Leave out the pictures and repeat the rest of the material exactly.

## BEGIN

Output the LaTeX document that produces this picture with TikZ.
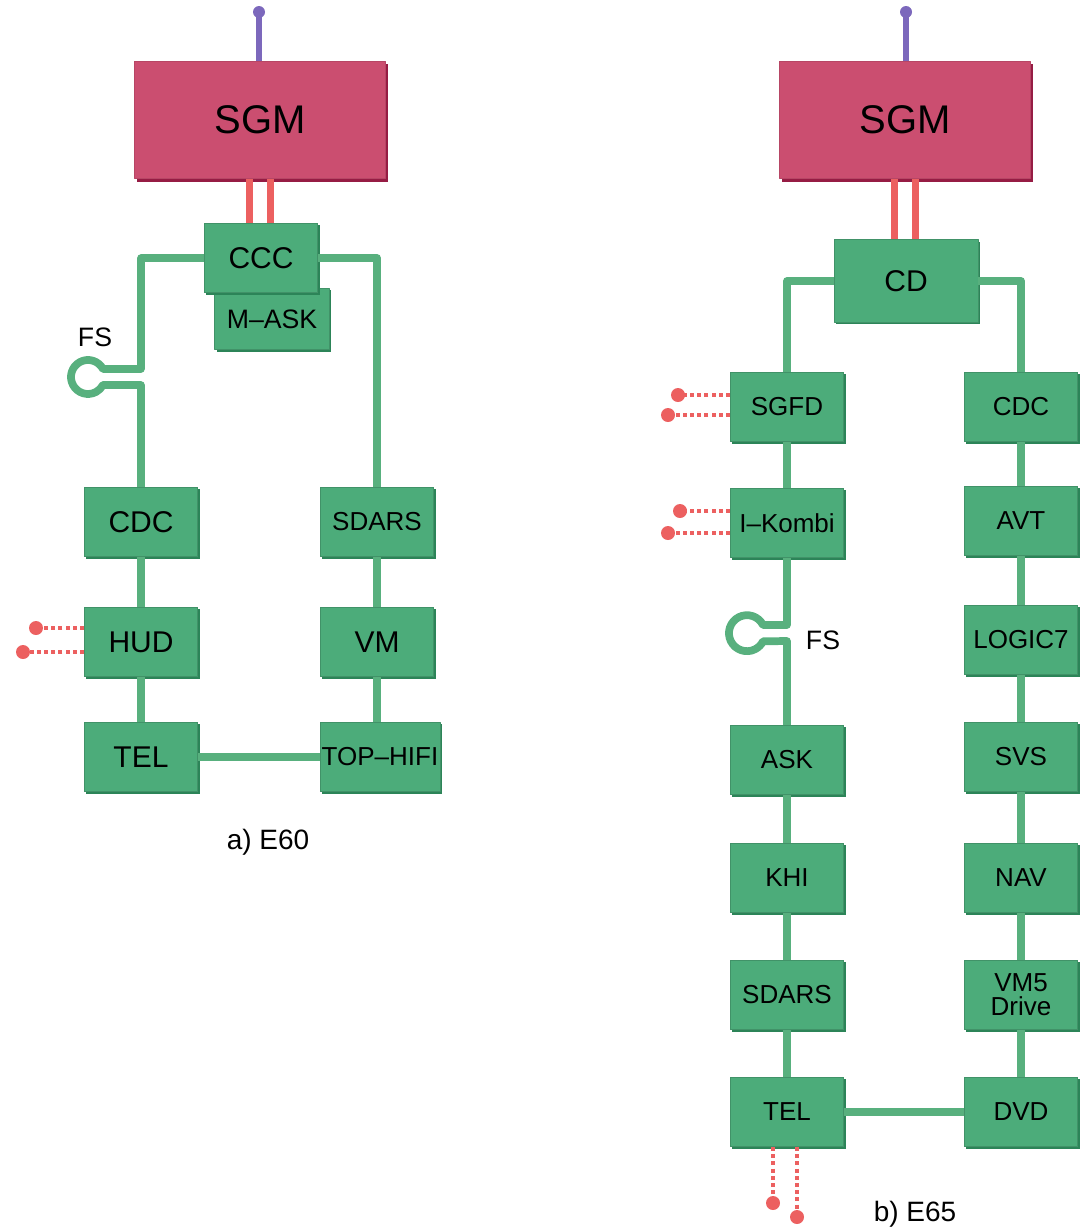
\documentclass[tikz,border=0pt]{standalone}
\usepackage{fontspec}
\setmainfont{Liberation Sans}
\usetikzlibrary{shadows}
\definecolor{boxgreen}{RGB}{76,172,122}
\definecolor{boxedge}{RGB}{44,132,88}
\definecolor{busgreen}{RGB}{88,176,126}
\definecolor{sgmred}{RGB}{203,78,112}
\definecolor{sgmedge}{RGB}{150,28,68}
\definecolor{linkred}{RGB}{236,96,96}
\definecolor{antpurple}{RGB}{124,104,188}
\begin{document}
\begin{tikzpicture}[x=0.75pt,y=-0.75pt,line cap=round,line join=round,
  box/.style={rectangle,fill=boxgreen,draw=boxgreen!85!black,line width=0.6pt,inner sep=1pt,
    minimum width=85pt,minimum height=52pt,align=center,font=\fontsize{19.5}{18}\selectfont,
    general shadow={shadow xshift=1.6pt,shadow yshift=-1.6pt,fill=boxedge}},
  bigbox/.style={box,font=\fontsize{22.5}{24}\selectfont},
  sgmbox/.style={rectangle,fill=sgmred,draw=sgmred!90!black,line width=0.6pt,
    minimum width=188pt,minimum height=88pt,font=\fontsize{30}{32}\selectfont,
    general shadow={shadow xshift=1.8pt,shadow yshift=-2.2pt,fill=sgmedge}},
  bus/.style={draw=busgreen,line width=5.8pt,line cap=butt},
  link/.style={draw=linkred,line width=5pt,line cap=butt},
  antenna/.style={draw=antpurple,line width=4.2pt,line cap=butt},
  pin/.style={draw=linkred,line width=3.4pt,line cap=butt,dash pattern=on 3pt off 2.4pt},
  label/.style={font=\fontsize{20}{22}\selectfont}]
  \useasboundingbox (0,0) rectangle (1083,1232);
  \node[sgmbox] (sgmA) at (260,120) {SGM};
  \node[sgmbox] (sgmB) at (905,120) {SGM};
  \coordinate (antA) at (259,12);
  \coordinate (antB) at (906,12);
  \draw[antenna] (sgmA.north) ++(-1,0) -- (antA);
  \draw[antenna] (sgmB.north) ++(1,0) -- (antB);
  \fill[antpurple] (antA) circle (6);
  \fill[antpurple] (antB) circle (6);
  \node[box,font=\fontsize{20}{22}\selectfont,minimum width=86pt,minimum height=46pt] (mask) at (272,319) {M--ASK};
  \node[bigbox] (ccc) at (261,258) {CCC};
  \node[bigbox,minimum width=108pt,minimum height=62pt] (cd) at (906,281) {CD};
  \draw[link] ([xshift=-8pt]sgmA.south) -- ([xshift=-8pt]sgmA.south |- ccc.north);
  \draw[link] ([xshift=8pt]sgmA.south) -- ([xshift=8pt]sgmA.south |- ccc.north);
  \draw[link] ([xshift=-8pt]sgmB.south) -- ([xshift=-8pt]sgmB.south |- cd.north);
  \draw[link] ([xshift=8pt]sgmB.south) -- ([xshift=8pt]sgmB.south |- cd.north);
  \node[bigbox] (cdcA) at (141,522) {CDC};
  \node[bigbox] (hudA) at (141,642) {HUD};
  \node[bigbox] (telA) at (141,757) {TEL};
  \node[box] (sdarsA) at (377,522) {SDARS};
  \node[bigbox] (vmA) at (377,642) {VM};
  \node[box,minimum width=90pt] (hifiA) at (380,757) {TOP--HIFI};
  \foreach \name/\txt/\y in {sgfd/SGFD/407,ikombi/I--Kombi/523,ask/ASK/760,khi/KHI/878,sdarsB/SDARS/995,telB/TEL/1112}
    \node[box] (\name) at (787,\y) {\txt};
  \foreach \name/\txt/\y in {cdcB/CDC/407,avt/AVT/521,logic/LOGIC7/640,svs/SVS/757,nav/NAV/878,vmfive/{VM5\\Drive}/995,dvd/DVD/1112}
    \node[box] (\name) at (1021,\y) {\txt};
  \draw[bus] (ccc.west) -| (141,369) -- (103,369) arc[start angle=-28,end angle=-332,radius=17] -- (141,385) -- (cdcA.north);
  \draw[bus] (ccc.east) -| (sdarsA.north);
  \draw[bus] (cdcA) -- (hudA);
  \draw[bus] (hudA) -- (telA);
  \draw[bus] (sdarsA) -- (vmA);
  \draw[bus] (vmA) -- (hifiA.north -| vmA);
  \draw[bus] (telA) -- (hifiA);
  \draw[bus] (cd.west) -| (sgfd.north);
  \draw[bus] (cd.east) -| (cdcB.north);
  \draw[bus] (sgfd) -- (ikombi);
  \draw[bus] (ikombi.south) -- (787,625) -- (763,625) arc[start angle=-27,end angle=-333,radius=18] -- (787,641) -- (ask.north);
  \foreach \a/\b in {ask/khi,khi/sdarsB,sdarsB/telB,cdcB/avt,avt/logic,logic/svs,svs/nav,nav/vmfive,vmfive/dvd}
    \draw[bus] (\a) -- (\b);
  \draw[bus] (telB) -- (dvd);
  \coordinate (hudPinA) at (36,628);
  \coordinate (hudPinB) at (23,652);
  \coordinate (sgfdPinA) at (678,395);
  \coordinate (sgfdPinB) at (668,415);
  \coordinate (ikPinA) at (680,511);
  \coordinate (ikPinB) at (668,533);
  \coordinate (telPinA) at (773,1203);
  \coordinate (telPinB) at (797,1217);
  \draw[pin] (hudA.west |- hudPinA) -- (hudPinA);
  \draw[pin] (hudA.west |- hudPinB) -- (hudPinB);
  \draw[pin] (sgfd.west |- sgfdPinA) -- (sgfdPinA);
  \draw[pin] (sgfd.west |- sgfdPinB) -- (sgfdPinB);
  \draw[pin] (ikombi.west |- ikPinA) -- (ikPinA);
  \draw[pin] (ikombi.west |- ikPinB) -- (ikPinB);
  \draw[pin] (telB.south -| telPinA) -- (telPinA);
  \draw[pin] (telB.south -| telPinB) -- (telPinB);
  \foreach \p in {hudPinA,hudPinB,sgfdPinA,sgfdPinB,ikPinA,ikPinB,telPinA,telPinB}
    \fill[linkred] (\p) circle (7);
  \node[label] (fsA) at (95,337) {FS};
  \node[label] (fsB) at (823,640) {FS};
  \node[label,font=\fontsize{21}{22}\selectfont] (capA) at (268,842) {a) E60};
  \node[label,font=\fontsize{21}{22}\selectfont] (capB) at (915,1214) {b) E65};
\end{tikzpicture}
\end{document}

## END

• _Correct output_:
Output the LaTeX document that produces this picture with TikZ.
\documentclass[tikz,border=0pt]{standalone}
\usepackage{fontspec}
\setmainfont{Liberation Sans}
\usetikzlibrary{shadows}
\definecolor{boxgreen}{RGB}{76,172,122}
\definecolor{boxedge}{RGB}{44,132,88}
\definecolor{busgreen}{RGB}{88,176,126}
\definecolor{sgmred}{RGB}{203,78,112}
\definecolor{sgmedge}{RGB}{150,28,68}
\definecolor{linkred}{RGB}{236,96,96}
\definecolor{antpurple}{RGB}{124,104,188}
\begin{document}
\begin{tikzpicture}[x=0.75pt,y=-0.75pt,line cap=round,line join=round,
  box/.style={rectangle,fill=boxgreen,draw=boxgreen!85!black,line width=0.6pt,inner sep=1pt,
    minimum width=85pt,minimum height=52pt,align=center,font=\fontsize{19.5}{18}\selectfont,
    general shadow={shadow xshift=1.6pt,shadow yshift=-1.6pt,fill=boxedge}},
  bigbox/.style={box,font=\fontsize{22.5}{24}\selectfont},
  sgmbox/.style={rectangle,fill=sgmred,draw=sgmred!90!black,line width=0.6pt,
    minimum width=188pt,minimum height=88pt,font=\fontsize{30}{32}\selectfont,
    general shadow={shadow xshift=1.8pt,shadow yshift=-2.2pt,fill=sgmedge}},
  bus/.style={draw=busgreen,line width=5.8pt,line cap=butt},
  link/.style={draw=linkred,line width=5pt,line cap=butt},
  antenna/.style={draw=antpurple,line width=4.2pt,line cap=butt},
  pin/.style={draw=linkred,line width=3.4pt,line cap=butt,dash pattern=on 3pt off 2.4pt},
  label/.style={font=\fontsize{20}{22}\selectfont}]
  \useasboundingbox (0,0) rectangle (1083,1232);
  \node[sgmbox] (sgmA) at (260,120) {SGM};
  \node[sgmbox] (sgmB) at (905,120) {SGM};
  \coordinate (antA) at (259,12);
  \coordinate (antB) at (906,12);
  \draw[antenna] (sgmA.north) ++(-1,0) -- (antA);
  \draw[antenna] (sgmB.north) ++(1,0) -- (antB);
  \fill[antpurple] (antA) circle (6);
  \fill[antpurple] (antB) circle (6);
  \node[box,font=\fontsize{20}{22}\selectfont,minimum width=86pt,minimum height=46pt] (mask) at (272,319) {M--ASK};
  \node[bigbox] (ccc) at (261,258) {CCC};
  \node[bigbox,minimum width=108pt,minimum height=62pt] (cd) at (906,281) {CD};
  \draw[link] ([xshift=-8pt]sgmA.south) -- ([xshift=-8pt]sgmA.south |- ccc.north);
  \draw[link] ([xshift=8pt]sgmA.south) -- ([xshift=8pt]sgmA.south |- ccc.north);
  \draw[link] ([xshift=-8pt]sgmB.south) -- ([xshift=-8pt]sgmB.south |- cd.north);
  \draw[link] ([xshift=8pt]sgmB.south) -- ([xshift=8pt]sgmB.south |- cd.north);
  \node[bigbox] (cdcA) at (141,522) {CDC};
  \node[bigbox] (hudA) at (141,642) {HUD};
  \node[bigbox] (telA) at (141,757) {TEL};
  \node[box] (sdarsA) at (377,522) {SDARS};
  \node[bigbox] (vmA) at (377,642) {VM};
  \node[box,minimum width=90pt] (hifiA) at (380,757) {TOP--HIFI};
  \foreach \name/\txt/\y in {sgfd/SGFD/407,ikombi/I--Kombi/523,ask/ASK/760,khi/KHI/878,sdarsB/SDARS/995,telB/TEL/1112}
    \node[box] (\name) at (787,\y) {\txt};
  \foreach \name/\txt/\y in {cdcB/CDC/407,avt/AVT/521,logic/LOGIC7/640,svs/SVS/757,nav/NAV/878,vmfive/{VM5\\Drive}/995,dvd/DVD/1112}
    \node[box] (\name) at (1021,\y) {\txt};
  \draw[bus] (ccc.west) -| (141,369) -- (103,369) arc[start angle=-28,end angle=-332,radius=17] -- (141,385) -- (cdcA.north);
  \draw[bus] (ccc.east) -| (sdarsA.north);
  \draw[bus] (cdcA) -- (hudA);
  \draw[bus] (hudA) -- (telA);
  \draw[bus] (sdarsA) -- (vmA);
  \draw[bus] (vmA) -- (hifiA.north -| vmA);
  \draw[bus] (telA) -- (hifiA);
  \draw[bus] (cd.west) -| (sgfd.north);
  \draw[bus] (cd.east) -| (cdcB.north);
  \draw[bus] (sgfd) -- (ikombi);
  \draw[bus] (ikombi.south) -- (787,625) -- (763,625) arc[start angle=-27,end angle=-333,radius=18] -- (787,641) -- (ask.north);
  \foreach \a/\b in {ask/khi,khi/sdarsB,sdarsB/telB,cdcB/avt,avt/logic,logic/svs,svs/nav,nav/vmfive,vmfive/dvd}
    \draw[bus] (\a) -- (\b);
  \draw[bus] (telB) -- (dvd);
  \coordinate (hudPinA) at (36,628);
  \coordinate (hudPinB) at (23,652);
  \coordinate (sgfdPinA) at (678,395);
  \coordinate (sgfdPinB) at (668,415);
  \coordinate (ikPinA) at (680,511);
  \coordinate (ikPinB) at (668,533);
  \coordinate (telPinA) at (773,1203);
  \coordinate (telPinB) at (797,1217);
  \draw[pin] (hudA.west |- hudPinA) -- (hudPinA);
  \draw[pin] (hudA.west |- hudPinB) -- (hudPinB);
  \draw[pin] (sgfd.west |- sgfdPinA) -- (sgfdPinA);
  \draw[pin] (sgfd.west |- sgfdPinB) -- (sgfdPinB);
  \draw[pin] (ikombi.west |- ikPinA) -- (ikPinA);
  \draw[pin] (ikombi.west |- ikPinB) -- (ikPinB);
  \draw[pin] (telB.south -| telPinA) -- (telPinA);
  \draw[pin] (telB.south -| telPinB) -- (telPinB);
  \foreach \p in {hudPinA,hudPinB,sgfdPinA,sgfdPinB,ikPinA,ikPinB,telPinA,telPinB}
    \fill[linkred] (\p) circle (7);
  \node[label] (fsA) at (95,337) {FS};
  \node[label] (fsB) at (823,640) {FS};
  \node[label,font=\fontsize{21}{22}\selectfont] (capA) at (268,842) {a) E60};
  \node[label,font=\fontsize{21}{22}\selectfont] (capB) at (915,1214) {b) E65};
\end{tikzpicture}
\end{document}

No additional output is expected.